Aristophanes' later play and the focus of my essay here, Frogs (or "The Frogs"), is less sexually explicit than the previously-mentioned Lysistrata, yet it displays a fairly remarkable irreverence toward both homosexuality and religion. "Real" gods are lampooned in Frogs. Just because Dionysus was the god of wine and sex and theater did not make him a "less important" god to the Greeks of 5th Century Athens. Yet in this play Dionysus is portrayed as an ineffectual effeminate, ridiculously disguised in the robe of a hero: Herakles (aka Hercules). To add to the portrayal of homosexuals as somewhat foolish, Aristophanes has Dionysus refer by name to a prominent and notoriously effeminate gay politician of Athens. Since Dionysus has asked how to get to Hades, Herakles suggests several methods of suicide including hanging and the drinking of hemlock. Remember, when Frogs was being performed Socrates had just been forced to commit suicide by drinking hemlock after being found guilty as an enemy of the State. It is unclear whether this reference to hemlock in Frogs was meant as a regretful gesture toward the dead Socrates or as a gloating one. It should also be remembered that this production was performed in a time when virtually every Citizen of Athens (a fairly significant distinction, I grant you) voted, knew about art and politics, and shared essentially the same religion. These plays were socially-sanctioned by that same elite mass of men [the same ones credited with "the birth of Western Civilization" --along with--and sometimes after--the Egyptians] and sanctioned despite or, one might argue, because of one of that society's strongest beliefs: the belief in freedom of thought and expression for everyone who was a Citizen of the State. Of course, some people of Athens, Citizens or otherwise, probably felt that these rights should also extend to women and immigrant populations, but I feel we must reject the urge to retroactively judge ancient cultures by the "more enlightened standards" of today.

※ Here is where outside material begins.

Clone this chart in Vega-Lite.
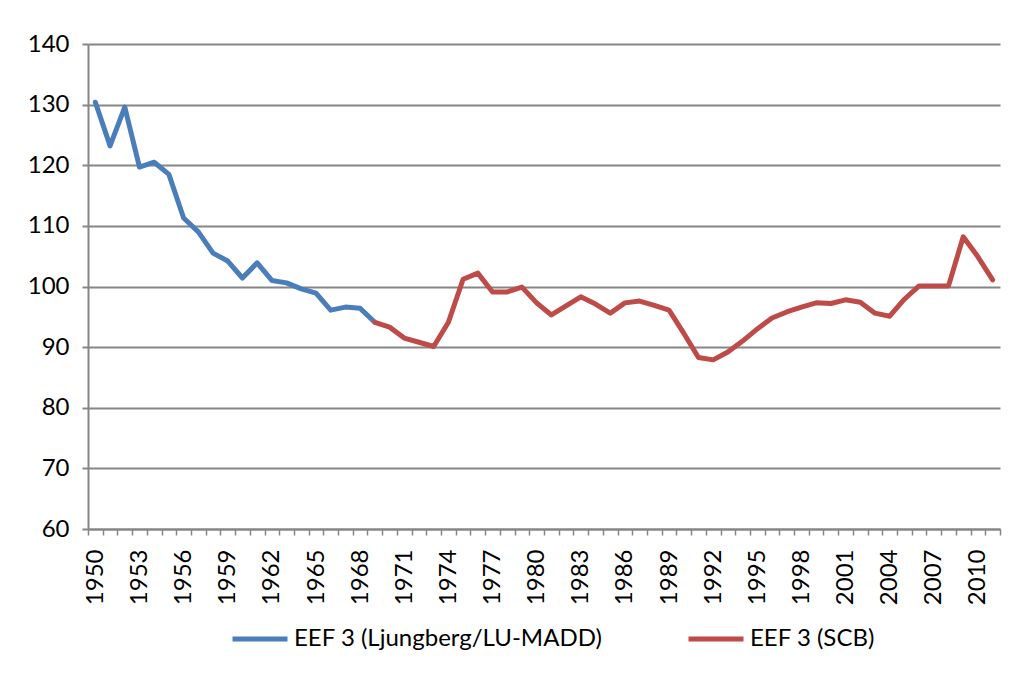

In any event, perhaps it has only been since the 1960's --itself a time of increasing liberalization of international society and, arguably in retrospect, American democracy--that anyone has attempted to create works which mirror, in certain ways, the content and style of Aristophanes' comedies. Examples of such attempts could include the "religious" films of the British comedy group Monty Python: Monty Python and the Holy Grail (United Artists, 1974) and Monty Python's Life of Brian (Handmade Films, 1979). The Python films capture some of the tone of Aristophanes in their criticism of religion, politics, and society at large and by virtue of their being bawdy and humorous. It might be noted, however, that these films have the arguable advantage of having been written in collaboration by four Oxford and Cambridge University graduates and "an American draft dodger" and soon-to-turn-into a provocative and original filmmaker, Terry Gilliam. (Graham Chapman, A Liar's Autobiography, 1980. Sorry, Terry G.) In particular, since it has a comparatively-cohesive plot and certainly makes a moral satirical argument, Life of Brian would be an interesting contrast with the works of Aristophanes, but that would be the provence of a different essay. Based on research, it seems that the only historical plays which truly come close to the spirit of Aristophanes are the 17th Century comedies of Beaumont and Fletcher. Their satire The Knight of the Burning Pestle was quite bawdy ("burning pestle" being a euphemism for a penis inflamed by gonorreah), and that play and their other works included strong doses of parody and satire.
However, in my opinion the best example of an artist following in the footsteps of Aristophanes' works would be Frank Zappa and his 1984 musical comedy concept album Thing Fish. Released in 1984 by Zappa's own label, Barking Pumpkin Records--and recorded in Frank's home studio with "friends"-- Zappa's work is a bitter satire concerning creative paucity in the theatre industry, governmental genocide conspiracies regarding race and sexual preferences, the A.I.D.S. crisis, and male/female relationships in the 1980's. In this essay, Thing Fish will be directly compared to Aristophanes' Frogs because the similarities (and even resonances of the differences) between these works seem especially significant. Like Aristophanes and Frogs, Frank Zappa's Thing Fish can be viewed as the work of a frustrated, intelligent man who was often radical in his art but who was, in many ways, conservative in life. Zappa lived through the America of the 1960's, and he viewed it with a cynical eye, rejecting many of the trappings of the so-called Hippy movement. He spoke out in the media about his own belief in not using any drugs stronger than coffee and tobacco at a time when doing so risked alienating the very audience who supported his work as consumers. He admitted to smoking marijuana on several occasions in the mid-Sixties, but he found that the drug simply made him sleepy and gave him a sore throat and so rejected it.
While essentially advocating "free-love" -- or perhaps simply "an open-minded and adventurous attitude toward sex" -- in much of his music, Frank married Gail Sloatman, the woman he loved, when she was nine-months pregnant with their first child. Raising four children together, they remained married for the rest of his life. Seemingly opposed attitudes like this create, in the works of Frank Zappa as in those of Aristophanes, an intriguing blend of perspectives. In each case, the author uses humor to "sugar-coat" serious, difficult moral and ethical lessons intended for their respective audience. By examining the authors' lives, their plays, and their perspectives on politics, religion, and sex, it should be possible to illustrate how Zappa's work reflects, either consciously or unconsciously, the works of Aristophanes.